• _TASK INSTRUCTIONS_
Repeat every line, exactly, from the very first through the one where "return vals" appears. Add nothing else.

Source code of charts
━━━━━━━━━━━━━━━━━━━━
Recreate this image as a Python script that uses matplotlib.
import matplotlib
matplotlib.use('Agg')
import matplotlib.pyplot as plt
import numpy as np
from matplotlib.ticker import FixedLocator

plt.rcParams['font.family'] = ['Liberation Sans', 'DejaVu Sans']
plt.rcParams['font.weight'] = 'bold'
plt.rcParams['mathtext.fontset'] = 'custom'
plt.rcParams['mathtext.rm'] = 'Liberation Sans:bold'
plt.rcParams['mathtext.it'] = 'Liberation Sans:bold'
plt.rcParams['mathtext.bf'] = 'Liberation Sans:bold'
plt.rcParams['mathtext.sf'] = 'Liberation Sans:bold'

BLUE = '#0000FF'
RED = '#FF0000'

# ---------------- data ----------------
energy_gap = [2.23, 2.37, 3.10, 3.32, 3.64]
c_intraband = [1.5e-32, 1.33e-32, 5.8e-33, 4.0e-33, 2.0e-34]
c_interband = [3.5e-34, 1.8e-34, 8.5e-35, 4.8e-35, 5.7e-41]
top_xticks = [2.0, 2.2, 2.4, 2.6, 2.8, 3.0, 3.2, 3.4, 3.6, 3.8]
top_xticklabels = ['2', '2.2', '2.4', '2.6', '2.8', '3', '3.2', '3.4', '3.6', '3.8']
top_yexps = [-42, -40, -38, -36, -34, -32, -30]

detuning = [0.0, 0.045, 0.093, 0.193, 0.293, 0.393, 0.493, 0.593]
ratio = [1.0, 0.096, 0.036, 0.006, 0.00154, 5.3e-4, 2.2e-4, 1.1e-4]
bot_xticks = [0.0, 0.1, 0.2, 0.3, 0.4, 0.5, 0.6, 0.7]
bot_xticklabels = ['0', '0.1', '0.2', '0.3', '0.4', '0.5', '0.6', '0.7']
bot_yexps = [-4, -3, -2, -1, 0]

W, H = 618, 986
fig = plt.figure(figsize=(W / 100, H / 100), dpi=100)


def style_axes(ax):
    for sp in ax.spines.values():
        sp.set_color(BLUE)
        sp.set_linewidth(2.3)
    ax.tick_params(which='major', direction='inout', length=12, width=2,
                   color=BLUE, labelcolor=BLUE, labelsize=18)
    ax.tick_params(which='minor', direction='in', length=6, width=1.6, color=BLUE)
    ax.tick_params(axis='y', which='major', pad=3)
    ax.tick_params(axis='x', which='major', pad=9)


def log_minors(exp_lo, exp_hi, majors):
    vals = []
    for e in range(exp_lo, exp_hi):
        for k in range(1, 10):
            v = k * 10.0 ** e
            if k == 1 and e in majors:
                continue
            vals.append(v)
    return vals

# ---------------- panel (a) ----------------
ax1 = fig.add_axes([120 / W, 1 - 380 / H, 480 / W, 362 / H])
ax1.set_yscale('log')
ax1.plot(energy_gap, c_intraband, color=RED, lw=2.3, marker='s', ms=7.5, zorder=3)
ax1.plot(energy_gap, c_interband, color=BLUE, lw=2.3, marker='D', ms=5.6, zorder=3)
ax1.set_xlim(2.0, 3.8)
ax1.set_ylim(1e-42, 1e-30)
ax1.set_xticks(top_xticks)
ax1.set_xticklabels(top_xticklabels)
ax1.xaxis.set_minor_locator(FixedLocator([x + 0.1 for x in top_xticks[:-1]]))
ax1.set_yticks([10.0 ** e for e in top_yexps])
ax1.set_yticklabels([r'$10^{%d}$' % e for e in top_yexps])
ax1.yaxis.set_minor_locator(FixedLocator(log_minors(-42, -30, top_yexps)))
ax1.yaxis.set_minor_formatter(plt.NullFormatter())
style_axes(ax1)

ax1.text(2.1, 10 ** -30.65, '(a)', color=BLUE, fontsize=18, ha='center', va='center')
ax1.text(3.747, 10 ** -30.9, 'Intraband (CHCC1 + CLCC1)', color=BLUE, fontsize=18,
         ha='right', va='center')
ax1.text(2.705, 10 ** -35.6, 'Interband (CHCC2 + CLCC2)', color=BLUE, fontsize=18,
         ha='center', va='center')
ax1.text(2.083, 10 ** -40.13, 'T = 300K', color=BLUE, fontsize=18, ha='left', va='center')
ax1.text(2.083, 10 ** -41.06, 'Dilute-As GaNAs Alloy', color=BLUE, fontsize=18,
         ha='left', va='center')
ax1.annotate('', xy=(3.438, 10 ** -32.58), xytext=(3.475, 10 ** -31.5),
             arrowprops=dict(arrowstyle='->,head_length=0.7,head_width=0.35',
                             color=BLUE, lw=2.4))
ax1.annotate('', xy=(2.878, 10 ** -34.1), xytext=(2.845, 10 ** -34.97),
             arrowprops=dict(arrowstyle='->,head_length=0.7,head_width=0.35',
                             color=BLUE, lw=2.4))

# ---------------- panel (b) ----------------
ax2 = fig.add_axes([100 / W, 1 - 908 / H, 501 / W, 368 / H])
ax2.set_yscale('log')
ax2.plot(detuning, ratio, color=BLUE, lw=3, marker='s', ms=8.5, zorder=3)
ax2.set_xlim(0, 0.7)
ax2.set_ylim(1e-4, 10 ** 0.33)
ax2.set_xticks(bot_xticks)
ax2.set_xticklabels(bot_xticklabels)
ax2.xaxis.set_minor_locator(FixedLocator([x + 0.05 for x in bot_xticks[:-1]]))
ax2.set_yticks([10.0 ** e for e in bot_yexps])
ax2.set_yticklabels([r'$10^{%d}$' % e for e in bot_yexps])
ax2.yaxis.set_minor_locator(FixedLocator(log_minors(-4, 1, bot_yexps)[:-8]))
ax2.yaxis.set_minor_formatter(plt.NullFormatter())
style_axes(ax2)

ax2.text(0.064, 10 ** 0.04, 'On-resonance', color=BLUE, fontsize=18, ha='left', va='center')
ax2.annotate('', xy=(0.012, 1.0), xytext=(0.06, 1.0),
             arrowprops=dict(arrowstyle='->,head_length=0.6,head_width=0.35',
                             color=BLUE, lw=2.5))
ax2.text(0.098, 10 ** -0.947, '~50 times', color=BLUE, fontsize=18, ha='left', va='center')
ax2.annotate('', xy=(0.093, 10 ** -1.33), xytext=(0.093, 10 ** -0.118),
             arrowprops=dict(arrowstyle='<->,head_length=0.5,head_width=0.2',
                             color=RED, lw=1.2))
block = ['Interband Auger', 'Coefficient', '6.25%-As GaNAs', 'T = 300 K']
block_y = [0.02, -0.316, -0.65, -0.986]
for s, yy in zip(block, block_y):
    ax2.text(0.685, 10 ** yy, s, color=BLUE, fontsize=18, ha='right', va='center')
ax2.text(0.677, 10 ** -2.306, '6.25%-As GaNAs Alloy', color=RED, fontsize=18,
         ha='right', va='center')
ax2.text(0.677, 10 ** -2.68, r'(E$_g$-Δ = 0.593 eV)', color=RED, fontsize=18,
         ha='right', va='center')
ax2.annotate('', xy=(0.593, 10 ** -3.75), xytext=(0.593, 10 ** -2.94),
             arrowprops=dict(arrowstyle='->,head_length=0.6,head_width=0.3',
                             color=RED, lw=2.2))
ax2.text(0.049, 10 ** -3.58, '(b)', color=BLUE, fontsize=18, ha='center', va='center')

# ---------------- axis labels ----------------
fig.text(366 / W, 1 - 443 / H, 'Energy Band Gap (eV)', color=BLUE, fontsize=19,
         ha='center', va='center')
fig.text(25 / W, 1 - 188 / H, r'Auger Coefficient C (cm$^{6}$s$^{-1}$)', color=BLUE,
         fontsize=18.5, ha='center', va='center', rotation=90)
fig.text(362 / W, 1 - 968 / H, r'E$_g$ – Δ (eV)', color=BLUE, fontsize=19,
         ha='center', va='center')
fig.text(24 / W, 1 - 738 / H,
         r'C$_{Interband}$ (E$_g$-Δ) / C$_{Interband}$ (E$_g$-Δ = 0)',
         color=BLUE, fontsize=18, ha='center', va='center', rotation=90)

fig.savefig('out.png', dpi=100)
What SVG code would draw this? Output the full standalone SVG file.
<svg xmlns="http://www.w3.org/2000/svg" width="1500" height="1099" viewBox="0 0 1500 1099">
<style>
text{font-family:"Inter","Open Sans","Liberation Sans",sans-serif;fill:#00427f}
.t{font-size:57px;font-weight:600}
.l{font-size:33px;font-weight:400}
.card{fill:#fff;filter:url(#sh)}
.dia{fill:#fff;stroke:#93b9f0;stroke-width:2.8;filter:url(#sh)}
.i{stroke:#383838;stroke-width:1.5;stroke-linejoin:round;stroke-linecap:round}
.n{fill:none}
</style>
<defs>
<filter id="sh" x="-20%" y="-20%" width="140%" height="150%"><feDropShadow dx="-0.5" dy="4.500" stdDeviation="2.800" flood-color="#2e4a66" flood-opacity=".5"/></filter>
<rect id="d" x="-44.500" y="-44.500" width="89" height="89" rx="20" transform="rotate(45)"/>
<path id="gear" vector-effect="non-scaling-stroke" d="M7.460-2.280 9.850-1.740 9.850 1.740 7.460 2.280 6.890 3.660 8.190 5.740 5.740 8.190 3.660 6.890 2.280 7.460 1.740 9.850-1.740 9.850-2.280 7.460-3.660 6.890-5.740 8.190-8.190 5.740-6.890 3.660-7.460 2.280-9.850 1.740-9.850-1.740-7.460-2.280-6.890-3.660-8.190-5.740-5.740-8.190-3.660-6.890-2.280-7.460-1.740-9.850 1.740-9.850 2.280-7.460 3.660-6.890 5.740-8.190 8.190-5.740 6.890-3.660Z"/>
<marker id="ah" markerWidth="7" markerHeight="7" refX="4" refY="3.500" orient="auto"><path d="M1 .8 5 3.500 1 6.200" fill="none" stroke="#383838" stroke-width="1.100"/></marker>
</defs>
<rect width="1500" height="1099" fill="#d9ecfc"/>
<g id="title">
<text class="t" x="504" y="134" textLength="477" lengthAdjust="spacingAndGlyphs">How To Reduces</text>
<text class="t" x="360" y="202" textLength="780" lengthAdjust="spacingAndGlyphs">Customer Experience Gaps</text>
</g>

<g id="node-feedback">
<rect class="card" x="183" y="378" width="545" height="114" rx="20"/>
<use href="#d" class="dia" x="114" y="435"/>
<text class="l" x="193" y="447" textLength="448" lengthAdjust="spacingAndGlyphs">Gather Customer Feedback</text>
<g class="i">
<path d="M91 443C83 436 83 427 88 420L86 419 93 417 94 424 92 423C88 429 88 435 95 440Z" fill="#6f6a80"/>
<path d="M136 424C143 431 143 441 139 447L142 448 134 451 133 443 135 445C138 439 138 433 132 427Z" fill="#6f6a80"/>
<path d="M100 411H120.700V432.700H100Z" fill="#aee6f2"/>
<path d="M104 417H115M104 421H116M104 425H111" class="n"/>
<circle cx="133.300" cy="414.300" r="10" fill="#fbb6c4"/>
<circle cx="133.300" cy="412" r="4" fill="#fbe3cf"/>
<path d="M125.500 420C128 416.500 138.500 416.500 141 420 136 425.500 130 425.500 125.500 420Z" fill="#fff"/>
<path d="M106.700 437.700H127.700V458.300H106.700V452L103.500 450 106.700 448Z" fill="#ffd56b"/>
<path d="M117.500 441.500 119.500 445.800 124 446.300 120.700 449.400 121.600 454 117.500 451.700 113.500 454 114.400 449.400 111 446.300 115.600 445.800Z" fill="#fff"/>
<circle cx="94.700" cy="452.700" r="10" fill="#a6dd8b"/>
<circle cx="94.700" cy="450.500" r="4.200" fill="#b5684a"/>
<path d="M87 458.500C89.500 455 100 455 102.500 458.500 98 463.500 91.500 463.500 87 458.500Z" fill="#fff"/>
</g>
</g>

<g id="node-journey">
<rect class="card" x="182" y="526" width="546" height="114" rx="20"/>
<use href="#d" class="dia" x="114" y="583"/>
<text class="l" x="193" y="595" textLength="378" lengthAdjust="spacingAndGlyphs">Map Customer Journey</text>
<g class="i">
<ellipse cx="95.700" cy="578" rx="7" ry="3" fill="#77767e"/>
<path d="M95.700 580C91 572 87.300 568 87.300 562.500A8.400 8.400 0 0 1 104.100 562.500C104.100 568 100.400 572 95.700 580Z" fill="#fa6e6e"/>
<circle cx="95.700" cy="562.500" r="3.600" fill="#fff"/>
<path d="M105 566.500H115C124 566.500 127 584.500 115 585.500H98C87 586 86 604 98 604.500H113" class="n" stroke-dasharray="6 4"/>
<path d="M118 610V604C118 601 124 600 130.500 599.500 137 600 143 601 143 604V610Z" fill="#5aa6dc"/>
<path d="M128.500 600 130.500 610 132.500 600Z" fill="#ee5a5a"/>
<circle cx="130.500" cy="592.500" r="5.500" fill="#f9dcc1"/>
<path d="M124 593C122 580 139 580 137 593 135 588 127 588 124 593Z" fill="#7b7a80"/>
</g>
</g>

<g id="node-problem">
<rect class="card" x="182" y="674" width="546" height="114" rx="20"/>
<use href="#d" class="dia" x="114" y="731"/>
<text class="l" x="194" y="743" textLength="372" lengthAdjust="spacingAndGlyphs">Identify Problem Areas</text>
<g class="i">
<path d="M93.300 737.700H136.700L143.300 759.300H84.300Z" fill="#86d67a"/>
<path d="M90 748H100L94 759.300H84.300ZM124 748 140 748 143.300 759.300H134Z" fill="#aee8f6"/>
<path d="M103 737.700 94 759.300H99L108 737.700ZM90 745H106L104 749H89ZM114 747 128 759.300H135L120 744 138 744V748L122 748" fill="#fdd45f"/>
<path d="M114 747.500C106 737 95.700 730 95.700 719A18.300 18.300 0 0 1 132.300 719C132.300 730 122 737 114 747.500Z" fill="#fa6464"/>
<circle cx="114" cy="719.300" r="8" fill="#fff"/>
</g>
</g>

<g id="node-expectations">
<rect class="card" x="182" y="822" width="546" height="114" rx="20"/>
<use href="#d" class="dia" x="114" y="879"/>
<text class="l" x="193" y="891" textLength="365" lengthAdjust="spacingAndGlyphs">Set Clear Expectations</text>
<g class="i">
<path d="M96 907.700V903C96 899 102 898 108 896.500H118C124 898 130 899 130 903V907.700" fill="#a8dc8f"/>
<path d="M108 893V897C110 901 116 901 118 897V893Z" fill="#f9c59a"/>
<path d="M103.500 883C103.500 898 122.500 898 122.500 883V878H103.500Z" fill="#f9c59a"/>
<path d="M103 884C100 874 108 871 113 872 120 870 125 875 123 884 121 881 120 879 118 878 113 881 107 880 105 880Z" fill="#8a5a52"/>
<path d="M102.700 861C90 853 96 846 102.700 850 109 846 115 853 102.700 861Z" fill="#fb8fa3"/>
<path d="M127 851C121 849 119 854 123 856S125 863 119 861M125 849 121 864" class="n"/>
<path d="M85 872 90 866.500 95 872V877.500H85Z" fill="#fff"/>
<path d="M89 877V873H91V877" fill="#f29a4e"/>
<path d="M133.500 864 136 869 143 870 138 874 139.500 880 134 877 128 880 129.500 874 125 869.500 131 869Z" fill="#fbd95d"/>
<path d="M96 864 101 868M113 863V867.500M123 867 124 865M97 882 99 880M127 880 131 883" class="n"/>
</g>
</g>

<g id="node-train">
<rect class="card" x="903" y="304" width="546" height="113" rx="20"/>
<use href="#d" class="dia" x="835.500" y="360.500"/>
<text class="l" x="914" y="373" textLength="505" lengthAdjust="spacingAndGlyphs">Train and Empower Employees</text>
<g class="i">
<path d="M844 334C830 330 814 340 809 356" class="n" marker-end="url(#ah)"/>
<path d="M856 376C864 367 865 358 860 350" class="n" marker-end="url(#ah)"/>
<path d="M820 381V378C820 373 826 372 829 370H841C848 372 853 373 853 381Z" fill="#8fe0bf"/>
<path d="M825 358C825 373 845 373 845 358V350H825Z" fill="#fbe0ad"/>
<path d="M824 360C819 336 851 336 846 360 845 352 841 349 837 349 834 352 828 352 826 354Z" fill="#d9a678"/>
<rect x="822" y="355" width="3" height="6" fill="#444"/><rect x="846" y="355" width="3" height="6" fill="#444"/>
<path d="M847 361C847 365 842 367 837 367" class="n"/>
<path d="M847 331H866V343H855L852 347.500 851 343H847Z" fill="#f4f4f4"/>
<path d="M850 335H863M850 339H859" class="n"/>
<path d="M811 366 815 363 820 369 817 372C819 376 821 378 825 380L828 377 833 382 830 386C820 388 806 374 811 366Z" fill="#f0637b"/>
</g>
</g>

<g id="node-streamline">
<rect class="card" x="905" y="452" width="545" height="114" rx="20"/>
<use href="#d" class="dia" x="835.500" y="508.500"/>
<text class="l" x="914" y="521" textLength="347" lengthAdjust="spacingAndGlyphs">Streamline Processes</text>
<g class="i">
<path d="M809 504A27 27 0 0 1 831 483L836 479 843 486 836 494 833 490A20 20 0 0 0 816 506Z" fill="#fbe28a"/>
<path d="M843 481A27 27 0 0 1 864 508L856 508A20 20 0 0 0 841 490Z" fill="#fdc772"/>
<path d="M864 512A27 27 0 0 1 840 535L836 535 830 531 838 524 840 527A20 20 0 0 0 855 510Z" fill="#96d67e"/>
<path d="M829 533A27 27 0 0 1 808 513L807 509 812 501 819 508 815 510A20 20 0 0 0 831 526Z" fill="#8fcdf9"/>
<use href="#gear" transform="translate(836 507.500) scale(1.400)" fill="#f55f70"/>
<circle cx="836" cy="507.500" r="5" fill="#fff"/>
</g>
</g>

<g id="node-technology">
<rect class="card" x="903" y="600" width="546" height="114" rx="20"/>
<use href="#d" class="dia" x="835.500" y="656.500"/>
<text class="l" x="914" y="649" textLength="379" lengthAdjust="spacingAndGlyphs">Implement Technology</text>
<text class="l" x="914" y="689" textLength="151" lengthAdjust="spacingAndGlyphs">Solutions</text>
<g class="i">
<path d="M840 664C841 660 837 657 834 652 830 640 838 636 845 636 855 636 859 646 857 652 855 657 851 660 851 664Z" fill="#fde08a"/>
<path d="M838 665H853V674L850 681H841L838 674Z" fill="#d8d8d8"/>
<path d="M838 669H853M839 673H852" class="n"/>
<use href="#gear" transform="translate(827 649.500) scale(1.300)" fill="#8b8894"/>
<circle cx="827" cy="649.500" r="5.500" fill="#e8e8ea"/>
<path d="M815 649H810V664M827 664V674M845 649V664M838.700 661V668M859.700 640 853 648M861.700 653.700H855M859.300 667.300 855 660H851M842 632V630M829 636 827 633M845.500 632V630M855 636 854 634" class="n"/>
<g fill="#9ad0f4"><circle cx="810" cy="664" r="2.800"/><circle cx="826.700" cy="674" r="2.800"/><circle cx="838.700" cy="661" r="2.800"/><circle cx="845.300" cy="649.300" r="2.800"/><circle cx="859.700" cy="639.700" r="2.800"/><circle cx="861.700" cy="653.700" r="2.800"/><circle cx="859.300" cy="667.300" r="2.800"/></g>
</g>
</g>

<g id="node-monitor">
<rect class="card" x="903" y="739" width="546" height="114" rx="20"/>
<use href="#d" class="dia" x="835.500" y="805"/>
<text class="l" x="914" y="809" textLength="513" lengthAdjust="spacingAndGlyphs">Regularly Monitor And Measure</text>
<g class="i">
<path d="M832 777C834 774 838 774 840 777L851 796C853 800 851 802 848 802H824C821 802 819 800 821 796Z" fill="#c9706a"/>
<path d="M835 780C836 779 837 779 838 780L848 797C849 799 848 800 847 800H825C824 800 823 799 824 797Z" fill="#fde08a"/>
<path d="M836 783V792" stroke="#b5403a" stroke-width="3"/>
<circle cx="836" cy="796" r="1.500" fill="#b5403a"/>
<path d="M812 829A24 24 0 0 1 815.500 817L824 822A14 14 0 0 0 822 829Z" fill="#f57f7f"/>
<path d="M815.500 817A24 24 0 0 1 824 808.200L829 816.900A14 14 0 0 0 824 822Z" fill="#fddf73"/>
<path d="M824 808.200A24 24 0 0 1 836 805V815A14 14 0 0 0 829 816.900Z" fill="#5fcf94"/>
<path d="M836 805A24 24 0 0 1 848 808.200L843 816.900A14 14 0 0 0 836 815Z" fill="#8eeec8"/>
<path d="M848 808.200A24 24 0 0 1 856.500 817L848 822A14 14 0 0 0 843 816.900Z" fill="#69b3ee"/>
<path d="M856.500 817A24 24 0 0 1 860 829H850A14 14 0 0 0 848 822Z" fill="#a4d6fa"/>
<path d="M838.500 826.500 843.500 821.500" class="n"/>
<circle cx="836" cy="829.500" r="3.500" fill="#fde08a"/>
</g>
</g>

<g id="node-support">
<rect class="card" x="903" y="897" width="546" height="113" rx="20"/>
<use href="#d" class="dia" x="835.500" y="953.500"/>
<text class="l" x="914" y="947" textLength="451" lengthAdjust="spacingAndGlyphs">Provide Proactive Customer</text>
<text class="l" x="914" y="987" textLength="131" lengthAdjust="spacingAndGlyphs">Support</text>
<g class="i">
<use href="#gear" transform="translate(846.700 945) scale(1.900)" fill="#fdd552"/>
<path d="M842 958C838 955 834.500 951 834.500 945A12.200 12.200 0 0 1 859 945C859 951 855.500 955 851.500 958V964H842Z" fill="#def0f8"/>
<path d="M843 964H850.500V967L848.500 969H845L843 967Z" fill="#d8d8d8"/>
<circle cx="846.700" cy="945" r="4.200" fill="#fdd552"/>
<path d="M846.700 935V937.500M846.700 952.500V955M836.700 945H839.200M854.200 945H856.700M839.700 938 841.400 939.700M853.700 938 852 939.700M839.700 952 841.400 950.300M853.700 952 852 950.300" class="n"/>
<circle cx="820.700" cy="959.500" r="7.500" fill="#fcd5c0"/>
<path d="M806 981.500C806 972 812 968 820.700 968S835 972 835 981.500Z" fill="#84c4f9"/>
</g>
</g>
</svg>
━━━━━━━━━━━━━━━━━━━━
• _SOLUTION TO THIS TASK_
Recreate this image as a Python script that uses matplotlib.
import matplotlib
matplotlib.use('Agg')
import matplotlib.pyplot as plt
import numpy as np
from matplotlib.ticker import FixedLocator

plt.rcParams['font.family'] = ['Liberation Sans', 'DejaVu Sans']
plt.rcParams['font.weight'] = 'bold'
plt.rcParams['mathtext.fontset'] = 'custom'
plt.rcParams['mathtext.rm'] = 'Liberation Sans:bold'
plt.rcParams['mathtext.it'] = 'Liberation Sans:bold'
plt.rcParams['mathtext.bf'] = 'Liberation Sans:bold'
plt.rcParams['mathtext.sf'] = 'Liberation Sans:bold'

BLUE = '#0000FF'
RED = '#FF0000'

# ---------------- data ----------------
energy_gap = [2.23, 2.37, 3.10, 3.32, 3.64]
c_intraband = [1.5e-32, 1.33e-32, 5.8e-33, 4.0e-33, 2.0e-34]
c_interband = [3.5e-34, 1.8e-34, 8.5e-35, 4.8e-35, 5.7e-41]
top_xticks = [2.0, 2.2, 2.4, 2.6, 2.8, 3.0, 3.2, 3.4, 3.6, 3.8]
top_xticklabels = ['2', '2.2', '2.4', '2.6', '2.8', '3', '3.2', '3.4', '3.6', '3.8']
top_yexps = [-42, -40, -38, -36, -34, -32, -30]

detuning = [0.0, 0.045, 0.093, 0.193, 0.293, 0.393, 0.493, 0.593]
ratio = [1.0, 0.096, 0.036, 0.006, 0.00154, 5.3e-4, 2.2e-4, 1.1e-4]
bot_xticks = [0.0, 0.1, 0.2, 0.3, 0.4, 0.5, 0.6, 0.7]
bot_xticklabels = ['0', '0.1', '0.2', '0.3', '0.4', '0.5', '0.6', '0.7']
bot_yexps = [-4, -3, -2, -1, 0]

W, H = 618, 986
fig = plt.figure(figsize=(W / 100, H / 100), dpi=100)


def style_axes(ax):
    for sp in ax.spines.values():
        sp.set_color(BLUE)
        sp.set_linewidth(2.3)
    ax.tick_params(which='major', direction='inout', length=12, width=2,
                   color=BLUE, labelcolor=BLUE, labelsize=18)
    ax.tick_params(which='minor', direction='in', length=6, width=1.6, color=BLUE)
    ax.tick_params(axis='y', which='major', pad=3)
    ax.tick_params(axis='x', which='major', pad=9)


def log_minors(exp_lo, exp_hi, majors):
    vals = []
    for e in range(exp_lo, exp_hi):
        for k in range(1, 10):
            v = k * 10.0 ** e
            if k == 1 and e in majors:
                continue
            vals.append(v)
    return vals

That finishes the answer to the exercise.